▶ MATERIAL:
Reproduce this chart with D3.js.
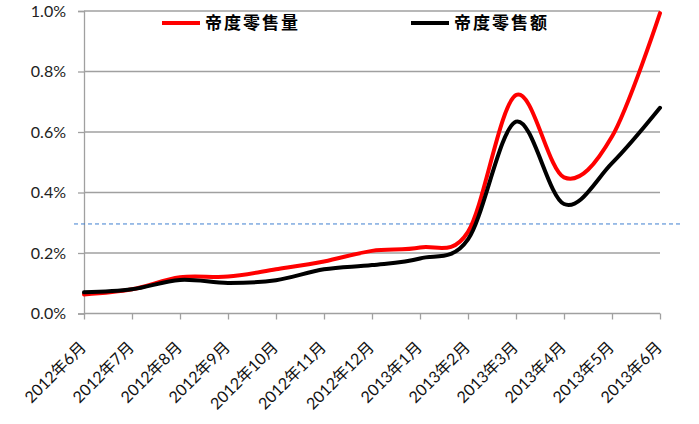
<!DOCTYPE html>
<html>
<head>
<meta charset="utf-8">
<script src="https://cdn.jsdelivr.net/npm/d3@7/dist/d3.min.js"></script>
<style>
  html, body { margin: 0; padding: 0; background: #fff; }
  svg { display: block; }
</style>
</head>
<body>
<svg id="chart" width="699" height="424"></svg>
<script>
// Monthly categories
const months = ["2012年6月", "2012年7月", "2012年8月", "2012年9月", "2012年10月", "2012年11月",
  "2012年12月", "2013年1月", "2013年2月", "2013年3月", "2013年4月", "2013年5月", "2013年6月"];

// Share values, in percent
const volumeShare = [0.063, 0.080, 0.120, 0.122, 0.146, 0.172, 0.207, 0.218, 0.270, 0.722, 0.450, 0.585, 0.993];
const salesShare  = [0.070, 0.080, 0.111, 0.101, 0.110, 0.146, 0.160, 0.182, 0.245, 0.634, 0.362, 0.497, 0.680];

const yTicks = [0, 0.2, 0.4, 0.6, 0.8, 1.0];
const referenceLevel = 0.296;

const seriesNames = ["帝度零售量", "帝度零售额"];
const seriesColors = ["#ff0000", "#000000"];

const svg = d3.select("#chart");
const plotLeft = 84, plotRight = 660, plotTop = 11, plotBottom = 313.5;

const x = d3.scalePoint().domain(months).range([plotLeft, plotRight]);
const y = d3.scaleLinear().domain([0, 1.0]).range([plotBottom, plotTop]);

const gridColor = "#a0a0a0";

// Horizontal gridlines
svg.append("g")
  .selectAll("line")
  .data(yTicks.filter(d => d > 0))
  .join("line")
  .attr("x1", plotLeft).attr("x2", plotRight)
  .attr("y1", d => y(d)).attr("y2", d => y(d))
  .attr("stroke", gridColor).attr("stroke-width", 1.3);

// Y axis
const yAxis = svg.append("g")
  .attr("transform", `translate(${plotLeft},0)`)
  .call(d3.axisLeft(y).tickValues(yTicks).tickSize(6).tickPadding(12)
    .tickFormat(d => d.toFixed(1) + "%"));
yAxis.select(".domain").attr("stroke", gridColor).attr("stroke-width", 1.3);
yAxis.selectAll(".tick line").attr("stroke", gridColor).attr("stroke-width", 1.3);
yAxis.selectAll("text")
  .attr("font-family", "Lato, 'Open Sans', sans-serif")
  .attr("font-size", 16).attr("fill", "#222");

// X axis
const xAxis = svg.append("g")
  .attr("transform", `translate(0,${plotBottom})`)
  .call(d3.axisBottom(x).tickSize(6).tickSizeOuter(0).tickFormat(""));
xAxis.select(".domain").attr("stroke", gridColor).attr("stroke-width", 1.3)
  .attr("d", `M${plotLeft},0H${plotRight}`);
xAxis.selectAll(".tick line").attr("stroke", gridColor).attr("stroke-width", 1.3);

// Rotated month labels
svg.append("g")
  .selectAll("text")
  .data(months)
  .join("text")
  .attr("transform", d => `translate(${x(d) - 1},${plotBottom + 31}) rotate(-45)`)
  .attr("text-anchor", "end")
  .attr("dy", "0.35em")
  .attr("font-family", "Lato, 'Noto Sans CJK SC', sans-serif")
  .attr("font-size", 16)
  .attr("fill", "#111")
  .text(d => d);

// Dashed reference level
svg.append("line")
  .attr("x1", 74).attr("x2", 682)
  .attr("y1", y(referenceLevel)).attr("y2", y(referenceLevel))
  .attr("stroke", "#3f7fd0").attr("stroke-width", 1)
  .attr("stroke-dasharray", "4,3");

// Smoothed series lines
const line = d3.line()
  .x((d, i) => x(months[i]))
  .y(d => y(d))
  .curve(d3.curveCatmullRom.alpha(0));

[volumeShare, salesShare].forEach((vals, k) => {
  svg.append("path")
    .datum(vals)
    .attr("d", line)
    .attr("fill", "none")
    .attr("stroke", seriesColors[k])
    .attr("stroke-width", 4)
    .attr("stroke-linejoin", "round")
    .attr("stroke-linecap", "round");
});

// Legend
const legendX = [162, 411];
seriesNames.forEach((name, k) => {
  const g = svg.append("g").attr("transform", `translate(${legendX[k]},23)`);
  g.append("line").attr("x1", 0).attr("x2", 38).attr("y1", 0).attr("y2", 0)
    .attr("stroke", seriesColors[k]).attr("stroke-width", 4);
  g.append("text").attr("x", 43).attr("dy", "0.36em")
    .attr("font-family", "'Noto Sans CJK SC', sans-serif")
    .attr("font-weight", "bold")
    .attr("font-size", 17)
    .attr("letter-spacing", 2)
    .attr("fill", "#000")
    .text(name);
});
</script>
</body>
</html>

▶ EXERCISE INSTRUCTIONS: Your task is to report how many lines of the material include the string "chart". Give the number and no other words.

▶ COMPLETE ANSWER: 3